Take Profit and Stop Loss (TP/SL) are vital trading strategies that enable you to secure gains or limit losses at preset price levels. These strategies allow you to capitalize on market trends or minimize losses in volatile conditions by exiting positions to proactively manage risk and lock in profits.
You can set specific trigger and order prices to control losses and mitigate risk. Once the market price reaches your chosen trigger price, the system automatically places an order at your predetermined order price—either to take profit or cut losses. This automated approach frees traders from constant market monitoring and enforces trading discipline.
TP/SL orders come in two main types: stop orders and trigger orders. The key distinction between trigger orders and stop orders is that trigger orders do not freeze your margin or positions. This added flexibility lets you deploy margin for other trades while keeping protective orders active.
Take profit and stop loss are essential tools in modern trading. If prices move against you and losses begin to accumulate, timely limits on further losses help safeguard your trading capital. For instance, buying an asset at $100 and setting a stop loss at $95 caps your maximum loss at 5%, preventing deeper declines to $80 or below.
When prices move in your favor, taking profit secures gains before a market reversal. Many traders have seen "paper profits" vanish after missing the right moment to realize gains. Take profit orders ensure that some or all of your profits are preserved.
Take profit and stop loss are among the most effective risk management tactics throughout your trading journey. They eliminate emotional bias, reinforce adherence to your trading plan, and help you maintain discipline in every market condition.
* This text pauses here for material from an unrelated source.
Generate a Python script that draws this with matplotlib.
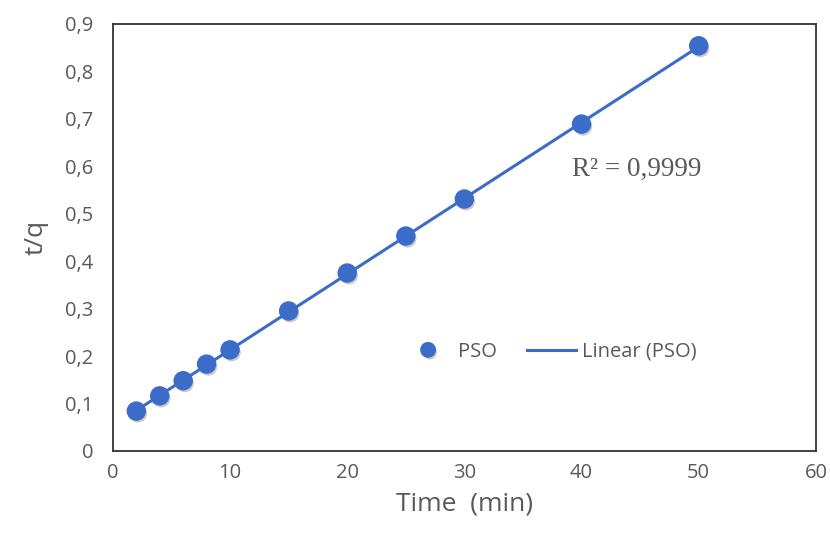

When implementing take profit and stop loss orders, keep these critical points in mind to ensure effective execution:
If the market price never reaches your trigger price, the order remains inactive. Set trigger prices at practical levels—close enough to the current price to avoid missing opportunities, but far enough to prevent activation by short-term volatility.
When an order executes, your current position will be closed or a new position will open according to your TP/SL settings. If the order does not execute, your position and margin remain unaffected, allowing you to manage your account and plan future trades.
If a conditional order triggers and the order is placed, and your chosen order price activates the limit price rule, the system will execute at the highest or lowest available limit price at that moment. This mechanism is designed to protect you from adverse fills in extreme market conditions. However, the execution price may differ from your initial trigger price in such cases.
Though TP/SL orders are intended to automatically protect your trades, several scenarios may prevent successful activation:
If your TP/SL position volume exceeds the maximum allowed, the order will fail. This typically happens when you place orders larger than your available balance or beyond position limits. To avoid this, always verify your account balance and trading limits before submitting orders.
During periods of extreme market volatility, TP/SL orders may not execute immediately. Since TP/SL uses market pricing after activation, low liquidity or high volatility can cause price slippage past your set order price. In emergencies, you can select a particular position and click "Close All" to instantly execute a market order.
If you have open orders in the opposite direction (excluding reduce-only orders), these may initiate a new position once TP/SL activates. If you lack sufficient funds to maintain both the new position and fulfill the TP/SL order, margin checks may fail, causing TP/SL execution failure. To prevent this, review your pending orders and cancel unnecessary ones before placing critical TP/SL orders.
Take profit and stop loss are risk management tools that automatically close trades at specified prices. They are crucial for protecting profits, limiting losses, and removing emotions from your trading decisions.
Set your acceptable profit and loss thresholds in advance, based on your strategy. Use automated orders to take profit and cut losses at optimal moments, avoiding emotional reactions. This method helps safeguard profits and minimizes risks.
Automatic take profit uses software to close trades when targets are met—saving time but offering less flexibility. Manual take profit lets you choose when to close a position, providing greater control but requiring more time and expertise.
For beginners, simple strategies work best: set a fixed Stop Loss at 2–5% and Take Profit at 5–10%. Focus on clear market trends and use small position sizes to manage risk effectively.
An ideal risk-to-reward ratio is 1:2, meaning your expected profit should be twice your risk. For example, if your stop loss is $100, set your take profit at $200 for optimal results.